What makes vampires popular? I have no idea! There is a romanticized idea of them, biting the neck, etc. Maybe that they're sexy? I certainly wouldn't think so based on the Twilight actor! I used to watch Dark Shadows with my friends, when we were in middle school. Barnabas Collins was not handsome or sexy, but had something magnetic, charisma perhaps? Suave.

Jayashree Srivatsan said...

I am amazed by the amount of information captured in these posts. Vetala was a suprise mention. Vampires remind me of garlic and sunlight. Both drive them away, right ?

Anne E.G. Nydam said...

Lisa, it's true that vampires are supposed to be able to cast a glamour, so maybe Barnabas Collins was doing that!
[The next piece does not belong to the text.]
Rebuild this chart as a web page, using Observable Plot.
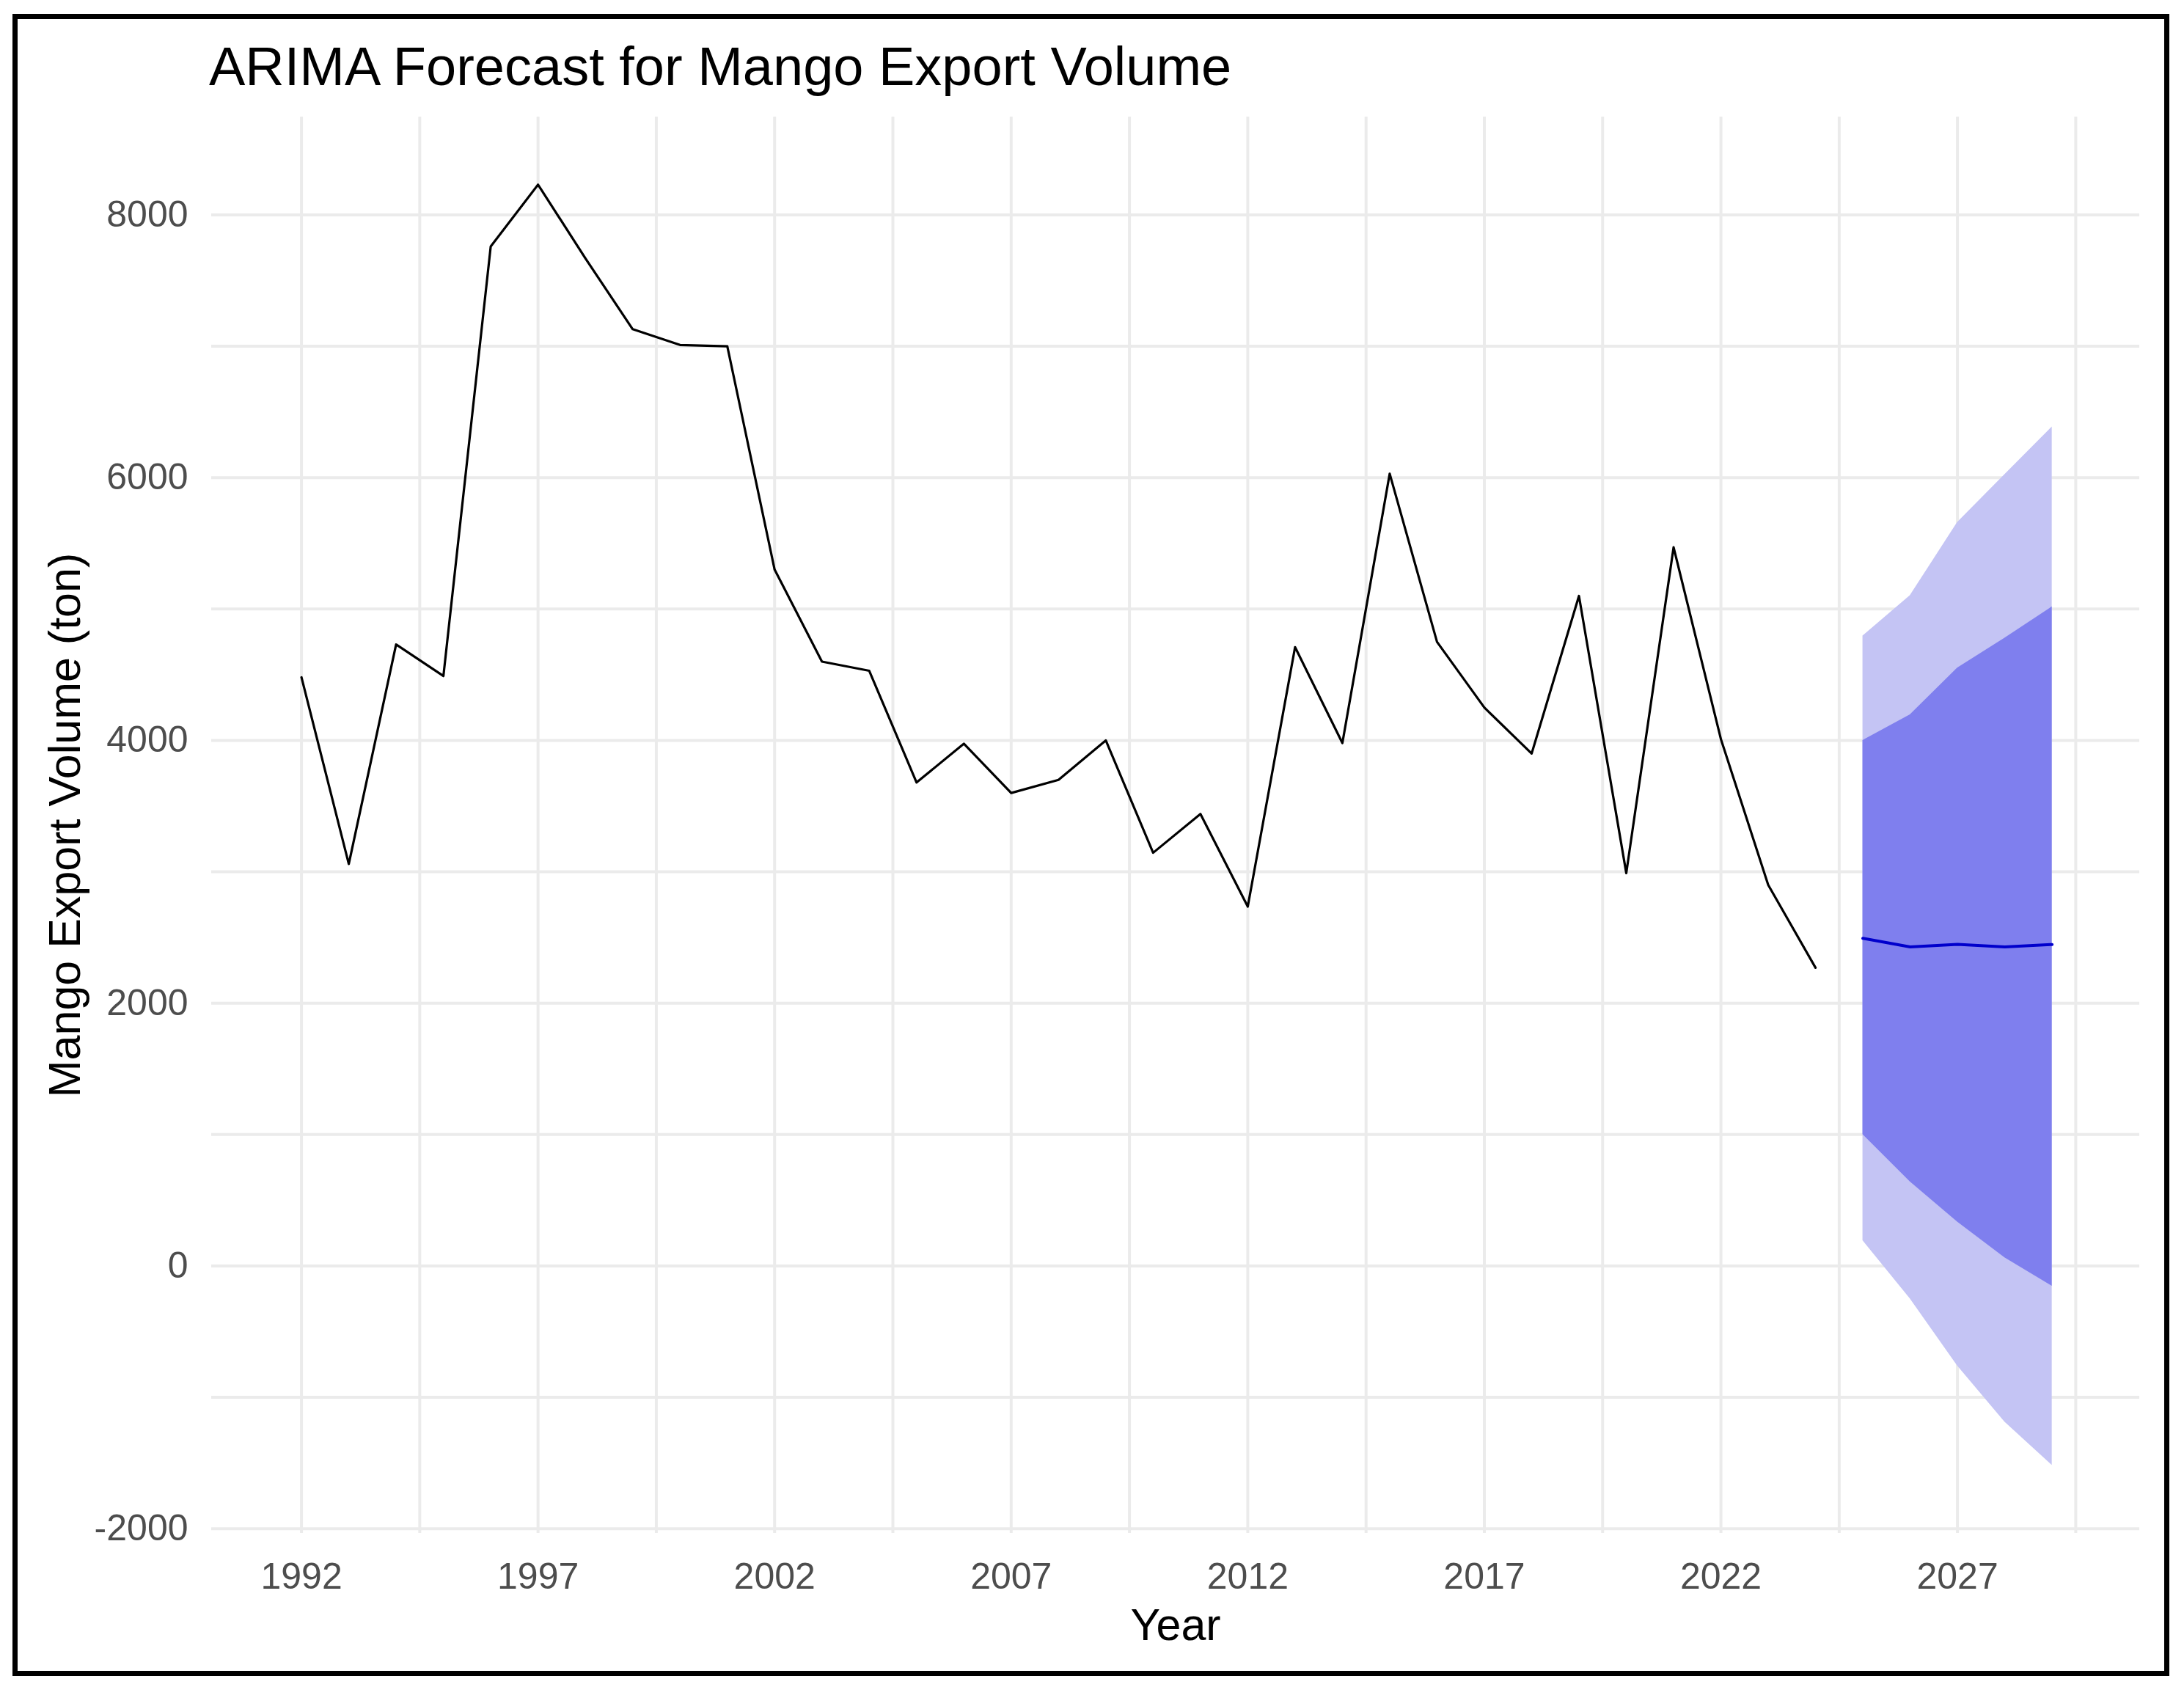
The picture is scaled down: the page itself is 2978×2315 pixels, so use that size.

Jayashree, yes, the classic eastern European vampire is supposed to be warded off by garlic and sunlight. I imagine all those other sorts of vampiric creatures from other traditions would have different weaknesses.

Ronel Janse van Vuuren said...

I just love your collection of vampires!

Ronel visiting for the A-Z Challenge My Languishing TBR: V

Anstice Brown said...

I think vampires are so popular because they are usually depicted as being good-looking and mysterious. Their lust for blood is usually a metaphor for sexual desire since they prey on innocent maidens.

That cat food sounds extremely creepy! I assume it's just their way of saying "assorted organs and snouts".